My poems also became much more confident, more sure of themselves. I began to use them not just to make sense of my feelings, but to actively try and connect with other humans in a way that did not seem possible for me before. Very broadly, the themes I find myself up against include gender, sexuality, radical politics, etc.—but really what is it at the root of it all is the idea that this world is not okay. It is not safe for people. No one has the room (or the language) to be themselves, to love, to experience joy, to embrace humanity. I don’t want to change the world—I want a new world. This is what my work is about.

What would you say is the most important element for crafting a poem, or for discovering a new mode of creativity?

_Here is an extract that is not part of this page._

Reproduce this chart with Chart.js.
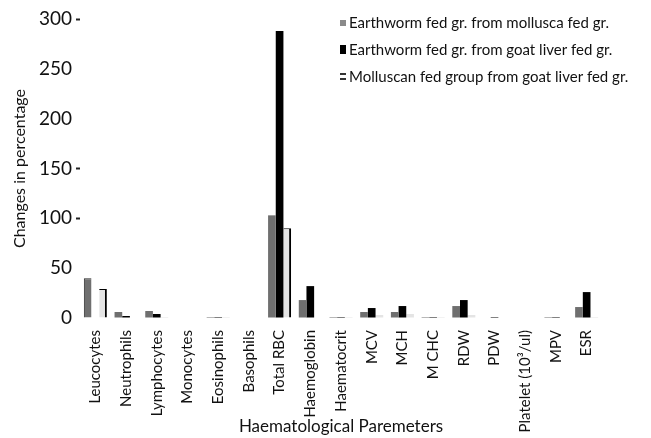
<!DOCTYPE html>
<html>
<head>
<meta charset="utf-8">
<script src="https://cdn.jsdelivr.net/npm/chart.js@4"></script>
<style>
  html, body { margin: 0; padding: 0; background: #fff; }
  #wrap { width: 651px; height: 438px; }
</style>
</head>
<body>
<div id="wrap"><canvas id="grafico" width="651" height="438"></canvas></div>
<script>
// categorie sull'asse X
var parametri = ['Leucocytes', 'Neutrophils', 'Lymphocytes', 'Monocytes', 'Eosinophils', 'Basophils',
  'Total RBC', 'Haemoglobin', 'Haematocrit', 'MCV', 'MCH', 'M CHC', 'RDW', 'PDW',
  'Platelet (10\u00b3/ul)', 'MPV', 'ESR'];

// valori (variazione %)
var lombrico_vs_mollusco = [40, 6, 7, 0, 1, 0, 103, 18, 1, 6, 6, 1, 12, 0, 0, 1, 11];
var lombrico_vs_fegato = [0, 2, 4, 0, 1, 0, 288, 32, 1, 10, 12, 1, 18, 1, 0, 1, 26];
var mollusco_vs_fegato = [29, 0, 1, 0, 1, 0, 90, 0, 1, 3, 4, 1, 3, 0, 0, 0, 1];

var nomi_serie = ['Earthworm fed gr. from mollusca fed gr.',
  'Earthworm fed gr. from goat liver fed gr.',
  'Molluscan fed group from goat liver fed gr.'];

var tick_y = [0, 50, 100, 150, 200, 250, 300];
var tick_con_trattino = [300, 150, 100];

var FONT = 'Lato, "Open Sans", sans-serif';

// legenda disegnata a mano in alto a destra
var legendaPlugin = {
  id: 'legenda',
  afterDraw: function(chart) {
    var ctx = chart.ctx;
    ctx.save();
    ctx.font = '15px ' + FONT;
    ctx.textBaseline = 'middle';
    var righe = [23, 50, 77];
    for (var i = 0; i < chart.data.datasets.length; i++) {
      var y = righe[i];
      if (i == 0) {
        ctx.fillStyle = '#8a8a8a';
        ctx.fillRect(340, y - 3, 6, 6);
      } else if (i == 1) {
        ctx.fillStyle = '#000';
        ctx.fillRect(340, y - 5, 6, 9);
      } else {
        ctx.fillStyle = '#333';
        ctx.fillRect(340, y - 4, 6, 2);
        ctx.fillRect(340, y + 1, 6, 2);
      }
      ctx.fillStyle = '#111';
      ctx.fillText(chart.data.datasets[i].label, 349, y);
    }
    ctx.restore();
  }
};

var ctx = document.getElementById('grafico');
var grafico = new Chart(ctx, {
  type: 'bar',
  data: {
    labels: parametri,
    datasets: [{
      label: nomi_serie[0],
      data: lombrico_vs_mollusco,
      backgroundColor: '#6f6f6f',
      borderColor: '#2a2a2a',
      borderWidth: function(c) {
        return c.raw >= 20 && c.raw < 60 ? {top: 1, left: 1} : 0;
      },
      borderSkipped: 'bottom'
    }, {
      label: nomi_serie[1],
      data: lombrico_vs_fegato,
      backgroundColor: '#000',
      borderWidth: 0
    }, {
      label: nomi_serie[2],
      data: mollusco_vs_fegato,
      backgroundColor: '#e4e4e4',
      borderColor: '#000',
      // bordo nero solo sulle barre alte, come nell'originale
      borderWidth: function(c) {
        return c.raw >= 20 ? {top: 1, right: 2} : 0;
      },
      borderSkipped: 'bottom'
    }]
  },
  options: {
    responsive: false,
    animation: false,
    layout: { padding: { top: 19, right: 49, left: 0, bottom: 0 } },
    plugins: {
      legend: { display: false },
      tooltip: { enabled: false }
    },
    datasets: {
      bar: { categoryPercentage: 0.75, barPercentage: 1 }
    },
    scales: {
      x: {
        grid: { display: false },
        border: { display: false },
        ticks: {
          color: '#111',
          font: { family: FONT, size: 15 },
          minRotation: 90,
          maxRotation: 90,
          autoSkip: false,
          padding: 4
        },
        title: {
          display: true,
          text: 'Haematological Paremeters',
          color: '#111',
          font: { family: FONT, size: 17 },
          padding: { top: 0, bottom: 1 }
        },
        afterFit: function(scale) { scale.height = 120; }
      },
      y: {
        min: 0,
        max: 300,
        border: { display: false },
        grid: {
          drawOnChartArea: false,
          drawTicks: true,
          tickLength: 4,
          tickWidth: 2,
          tickColor: function(c) {
            return tick_con_trattino.indexOf(c.tick.value) >= 0 ? '#222' : 'rgba(0,0,0,0)';
          }
        },
        afterBuildTicks: function(scale) {
          scale.ticks = tick_y.map(function(v) { return { value: v }; });
        },
        ticks: {
          color: '#111',
          font: { family: FONT, size: 19 },
          padding: 4
        },
        title: {
          display: true,
          text: 'Changes in percentage',
          color: '#111',
          font: { family: FONT, size: 16 },
          padding: { top: 10, bottom: 0 }
        },
        afterFit: function(scale) { scale.width = 80; }
      }
    }
  },
  plugins: [legendaPlugin]
});
</script>
</body>
</html>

Being open in every sense of the word—open to life experiences, open to emotions, open to the idea that you, as a poet, are channeling some kind of necessary magic into the world.

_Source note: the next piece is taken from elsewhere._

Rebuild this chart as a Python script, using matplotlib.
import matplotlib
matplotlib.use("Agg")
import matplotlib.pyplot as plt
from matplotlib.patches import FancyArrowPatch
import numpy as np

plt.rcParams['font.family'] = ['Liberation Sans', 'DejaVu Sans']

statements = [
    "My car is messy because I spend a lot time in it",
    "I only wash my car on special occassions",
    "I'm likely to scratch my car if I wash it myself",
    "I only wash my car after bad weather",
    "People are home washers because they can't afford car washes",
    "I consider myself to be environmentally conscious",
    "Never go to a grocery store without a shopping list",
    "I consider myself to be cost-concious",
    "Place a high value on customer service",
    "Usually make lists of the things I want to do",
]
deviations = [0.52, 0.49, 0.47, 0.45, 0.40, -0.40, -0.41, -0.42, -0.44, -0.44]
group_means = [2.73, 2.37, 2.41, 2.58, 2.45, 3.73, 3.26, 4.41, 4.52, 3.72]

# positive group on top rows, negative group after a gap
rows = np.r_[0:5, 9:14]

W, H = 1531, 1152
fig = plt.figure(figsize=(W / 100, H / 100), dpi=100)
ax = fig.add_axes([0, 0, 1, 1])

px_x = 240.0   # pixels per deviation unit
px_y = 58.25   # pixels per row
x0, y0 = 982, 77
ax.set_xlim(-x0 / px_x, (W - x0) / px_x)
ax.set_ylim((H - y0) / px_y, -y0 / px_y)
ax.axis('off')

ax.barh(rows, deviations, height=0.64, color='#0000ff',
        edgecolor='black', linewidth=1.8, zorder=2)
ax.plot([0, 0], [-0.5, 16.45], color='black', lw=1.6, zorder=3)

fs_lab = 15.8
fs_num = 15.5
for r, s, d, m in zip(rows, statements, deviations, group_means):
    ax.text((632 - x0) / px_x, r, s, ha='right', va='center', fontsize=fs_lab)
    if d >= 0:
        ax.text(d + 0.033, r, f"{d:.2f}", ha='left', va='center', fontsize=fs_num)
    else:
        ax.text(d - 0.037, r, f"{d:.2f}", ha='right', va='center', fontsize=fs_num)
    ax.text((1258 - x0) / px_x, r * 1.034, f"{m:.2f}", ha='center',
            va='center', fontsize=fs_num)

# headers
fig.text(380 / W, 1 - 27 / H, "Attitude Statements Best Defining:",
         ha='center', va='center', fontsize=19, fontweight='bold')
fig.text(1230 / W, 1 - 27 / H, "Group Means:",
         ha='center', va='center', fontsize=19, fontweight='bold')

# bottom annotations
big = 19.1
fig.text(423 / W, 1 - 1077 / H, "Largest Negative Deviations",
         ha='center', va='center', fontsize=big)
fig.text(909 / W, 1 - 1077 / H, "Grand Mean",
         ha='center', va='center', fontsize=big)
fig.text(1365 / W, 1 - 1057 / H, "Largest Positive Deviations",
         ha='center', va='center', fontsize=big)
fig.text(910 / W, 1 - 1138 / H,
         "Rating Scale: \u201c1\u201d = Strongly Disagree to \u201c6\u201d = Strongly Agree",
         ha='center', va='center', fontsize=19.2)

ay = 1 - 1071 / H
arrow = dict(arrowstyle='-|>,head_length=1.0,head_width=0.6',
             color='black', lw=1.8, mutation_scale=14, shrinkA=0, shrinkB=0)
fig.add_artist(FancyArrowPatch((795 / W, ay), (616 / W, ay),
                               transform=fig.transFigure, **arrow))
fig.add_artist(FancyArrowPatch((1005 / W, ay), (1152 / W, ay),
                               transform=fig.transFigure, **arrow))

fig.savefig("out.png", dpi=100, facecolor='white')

Can you give us a glimpse into the themes and particulars that you associate with writing? How have you changed as a writer over the years?

I used to go back and forth between viewing writing as a way to document feelings, and writing as a form of action against injustice. I eventually realized there didn’t need to be a distinction between two—telling your truth as an outsider is a political act, and when you do so you create the possibility of inspiring others like yourself to speak their truths and reshape how we view the world.

Is there a particular achievement or experience that has opened up the most opportunity for your writing?

The love and care I’ve received from so many fellow contemporary poets and writers has made it possible for my voice to be heard in a way I’d never dreamed possible. I’m a very socially withdrawn person and I have a hard time trusting people, so the idea of community can sometimes seem scary, or far away, or even impossible, but I’ve been so fortunate to experience a great deal of support from people whose work I deeply admire, and that has made all the difference for me.

What guidance might you give to emerging writers/artists?

Set a path for yourself and embrace all the ways you will stray from it. Sit with failure and use messiness as an opportunity to disrupt the status quo. Take all advice from other artists with a huge grain of salt. Don’t let anyone tell you there’s a right way to create. Listen to your intuition—you know what you’re doing.

Have you ever felt any conflict being a transgender person and being a writer? Have you ever had any doubts about writing about your identity or felt that you had to choose one over the other?

I’ve definitely internalized to some extent this annoying idea that writing about identity is trendy or cheesy or cliché. I’ve reacted to this in the past by attempting to create more “universal” or “apolitical” (ugh) work, but it never works out because nothing is apolitical and everything a person creates emerges from their lived experiences, as well as the ideologies their personhood is constructed within. Being a transgender woman is not some essential thing that I am—it’s my contextual position within a society whose structure relies on a fixed gender binary. So, with that all in mind, I finally arrived at a place where I could say “fuck off” to anyone who criticized my work for being too caught up in identity.

Do you have a collection or piece of work of yours that you are the proudest of or feel the most partial to?

Out of everything, what I feel most proud of is the fact that I am a 30-year-old transgender woman who is alive and thriving in a world that wants to see me disappear. Because of this, I don’t feel as though I can pick a favorite piece or collection of work—they all exist together as evidence of my enduring love for myself and my passion for life. In other words, my survival is the poem I am most proud of.